纯挚能得大方无隅
古云:“大方无隅,大器晚成,大音希声。”此为人生至高境界之一,心胸坦荡,辽远无疆,唯有维持一颗纯挚之心才可达成
纯挚的前提实为心无旁骛。当史铁生怀揣着纯心,未受余墨沾染,与地坛为邻,已然成就了这一境界。作为纯真心灵的守望者,其灵魂值得我们敬仰。
然而,在洁白的内心中,一旦滴落了细微的余墨,人心便再难保持澄澈。古今多少贪官污墨,有多少本为恶人一心作恶?和珅如此,秦桧亦是如此,莫不是沾染了污秽凝落的墨点,使得心中的罪恶开始发酵,蔓延。
由此观之,常人要做到心怀“白袍”而无丝毫墨迹,可为难事?在纯心所向的静海,能否能够回避世俗的污秽?

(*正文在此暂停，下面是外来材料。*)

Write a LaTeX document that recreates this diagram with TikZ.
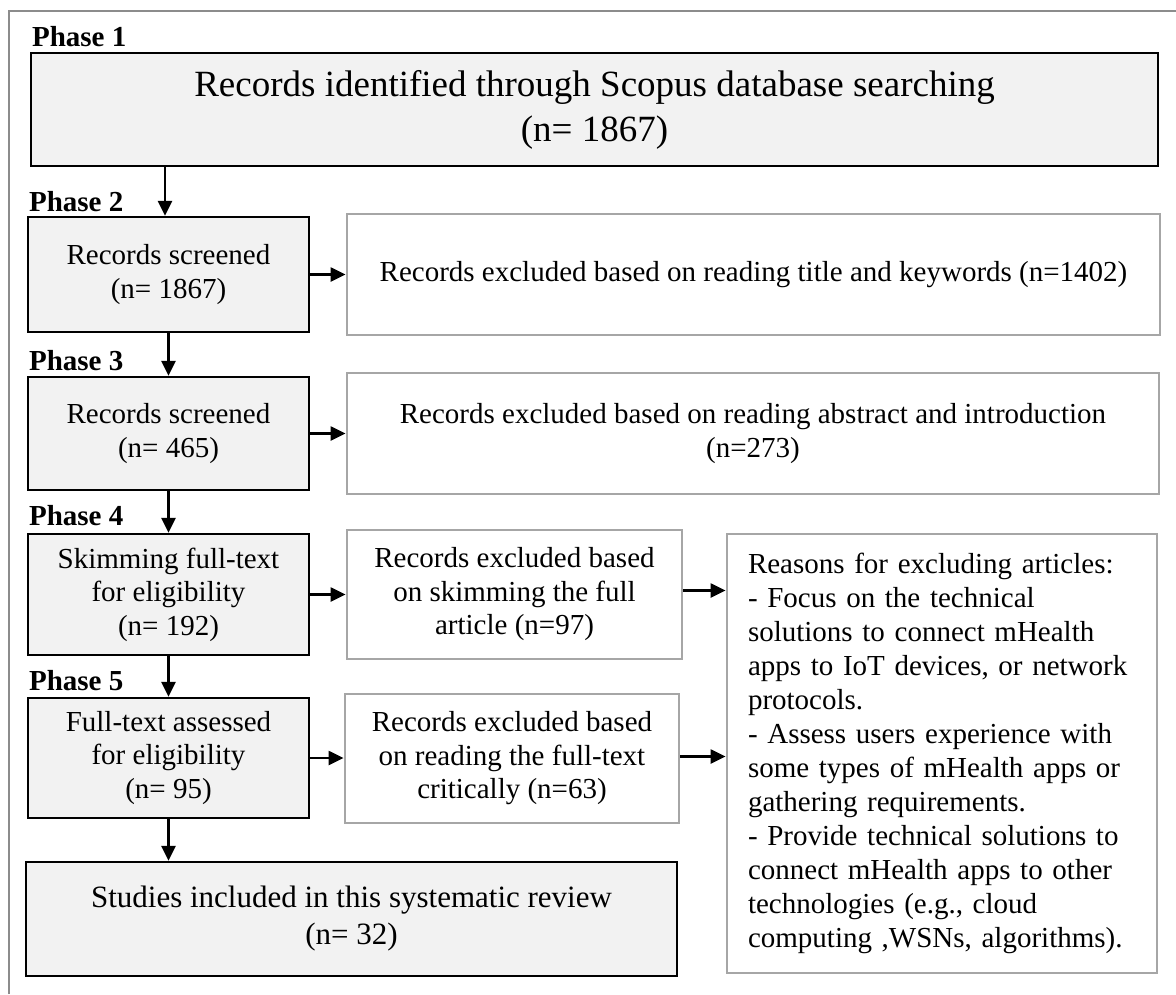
\documentclass[tikz,border=0pt]{standalone}
\usepackage{fontspec}
\setmainfont{Liberation Serif}
\usetikzlibrary{arrows.meta}

\definecolor{boxfill}{HTML}{F2F2F2}
\definecolor{exclline}{HTML}{A6A6A6}
\definecolor{frameline}{HTML}{8C8C8C}

\tikzset{
  phasebox/.style={draw=black, line width=2.3pt, fill=boxfill, inner sep=0pt,
    align=center, font=\fontsize{29}{33.5}\selectfont},
  exclbox/.style={draw=exclline, line width=2.8pt, fill=white, inner sep=0pt,
    align=center, font=\fontsize{29}{33.5}\selectfont},
  phaselabel/.style={anchor=base west, inner sep=0pt,
    font=\fontsize{29}{33}\selectfont\bfseries},
  flowarrow/.style={draw=black, line width=2.3pt,
    -{Triangle[length=15pt,width=14pt]}}
}

\begin{document}
\begin{tikzpicture}[x=1pt, y=-1pt]
\useasboundingbox (0,0) rectangle (1176,994);

% outer frame
\draw[frameline, line width=2.8pt] (9,994) -- (9,11) -- (1176,11);

% main column
\node[phasebox, minimum width=1127pt, minimum height=113pt,
      font=\fontsize{37}{45}\selectfont] (p1) at (594.5,109.5)
  {Records identified through Scopus database searching\\(n= 1867)};
\node[phasebox, minimum width=281pt, minimum height=115pt] (p2) at (168.5,274.5)
  {Records screened\\(n= 1867)};
\node[phasebox, minimum width=281pt, minimum height=113pt] (p3) at (168.5,433.5)
  {Records screened\\(n= 465)};
\node[phasebox, minimum width=281pt, minimum height=121pt] (p4) at (168.5,594.5)
  {Skimming full-text\\for eligibility\\(n= 192)};
\node[phasebox, minimum width=281pt, minimum height=120pt] (p5) at (168.5,758)
  {Full-text assessed\\for eligibility\\(n= 95)};
\node[phasebox, minimum width=651pt, minimum height=114pt,
      font=\fontsize{31}{37}\selectfont] (st) at (351.5,919)
  {Studies included in this systematic review\\(n= 32)};

% phase labels
\node[phaselabel] (l1) at ([xshift=2pt,yshift=5pt]p1.north west) {Phase 1};
\node[phaselabel] (l2) at ([xshift=2pt,yshift=4pt]p2.north west) {Phase 2};
\node[phaselabel] (l3) at ([xshift=2pt,yshift=5pt]p3.north west) {Phase 3};
\node[phaselabel] (l4) at ([xshift=2pt,yshift=7pt]p4.north west) {Phase 4};
\node[phaselabel] (l5) at ([xshift=2pt,yshift=6pt]p5.north west) {Phase 5};

% exclusion boxes
\node[exclbox, minimum width=813pt, minimum height=121pt] (e2) at (753.5,274.5)
  {Records excluded based on reading title and keywords (n=1402)};
\node[exclbox, minimum width=812pt, minimum height=121pt] (e3) at (753,433.5)
  {Records excluded based on reading abstract and introduction\\(n=273)};
\node[exclbox, minimum width=335pt, minimum height=129pt] (e4) at (514.5,594.5)
  {Records excluded based\\on skimming the full\\article (n=97)};
\node[exclbox, minimum width=334pt, minimum height=129pt] (e5) at (512,758.5)
  {Records excluded based\\on reading the full-text\\critically (n=63)};
\node[exclbox, minimum width=430pt, minimum height=439pt, text width=388pt,
      inner xsep=21pt, align=left, font=\fontsize{29}{34}\selectfont] (rs) at (942,753.5)
  {Reasons for excluding articles:\\
   - Focus on the technical\\
   solutions to connect mHealth\\
   apps to IoT devices, or network\\
   protocols.\\
   - Assess users experience with\\
   some types of mHealth apps or\\
   gathering requirements.\\
   - Provide technical solutions to\\
   connect mHealth apps to other\\
   technologies (e.g., cloud\\
   computing ,WSNs, algorithms).};

% vertical flow
\draw[flowarrow] (p1.south -| 165,0) -- (p2.north -| 165,0);
\draw[flowarrow] (p2.south) -- (p3.north);
\draw[flowarrow] (p3.south) -- (p4.north);
\draw[flowarrow] (p4.south) -- (p5.north);
\draw[flowarrow] (p5.south) -- (p5.south |- st.north);

% exclusions
\draw[flowarrow] (p2.east) -- (p2.east -| e2.west);
\draw[flowarrow] (p3.east) -- (p3.east -| e3.west);
\draw[flowarrow] (p4.east) -- (p4.east -| e4.west);
\draw[flowarrow] (p5.east) -- (p5.east -| e5.west);
\draw[flowarrow] ([yshift=4pt]e4.east) -- ([yshift=4pt]e4.east -| rs.west);
\draw[flowarrow] ([yshift=2pt]e5.east) -- ([yshift=2pt]e5.east -| rs.west);
\end{tikzpicture}
\end{document}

此时,我们便要心有所依,以此世之清白,治此世之污浊,梭罗至于瓦尔登湖垂钓梦想,倚靠湛蓝星空,托此心于彼湖,方能远离尘俗,以成大方无隅。想来此时的他,与洁白的芳卉并无不同,借助清纯之物,得以捍守心田的平坦开阔。
但避免了墨色的点染,纯挚的心灵是否会空洞无光?
答案必然是否定的。屈原摒弃了一切污秽,寄内心于国家,虽吟咏“悲回风之摇蕙兮,心怨结而内伤。”但仍以一颗赤诚之心,一腔热血,换得与此世相伴。大方无隅,并不意味着精神的空洞,心灵的乏陈无力。与之相反,保持纯挚,不受墨点侵蚀,往往象征着一个人的超脱意趣和难以释怀的飘逸梦想。
“沧浪之水浊兮。”整个世界难免成为染池。
细细思付,可付一言:在这个最好与最坏的时代里,一个人的内心,如滚滚浪涛中的浪花,在茫茫大海倍受污浊时,乘新生海风,怀揣纯真而不沾时俗,才能御风前行,领会大方无隅的奥秘。
在这个混乱腐败,浪漫多情的年代里,我们身处其中,在墨水即将滴染心灵之时,可否速速远去,保持纯真?
借川端康成《花未眠》的旨趣,我们心灵就如洁白的佳卉,低头细语此生,了无伤痕,自能从中眺望盛放的花海。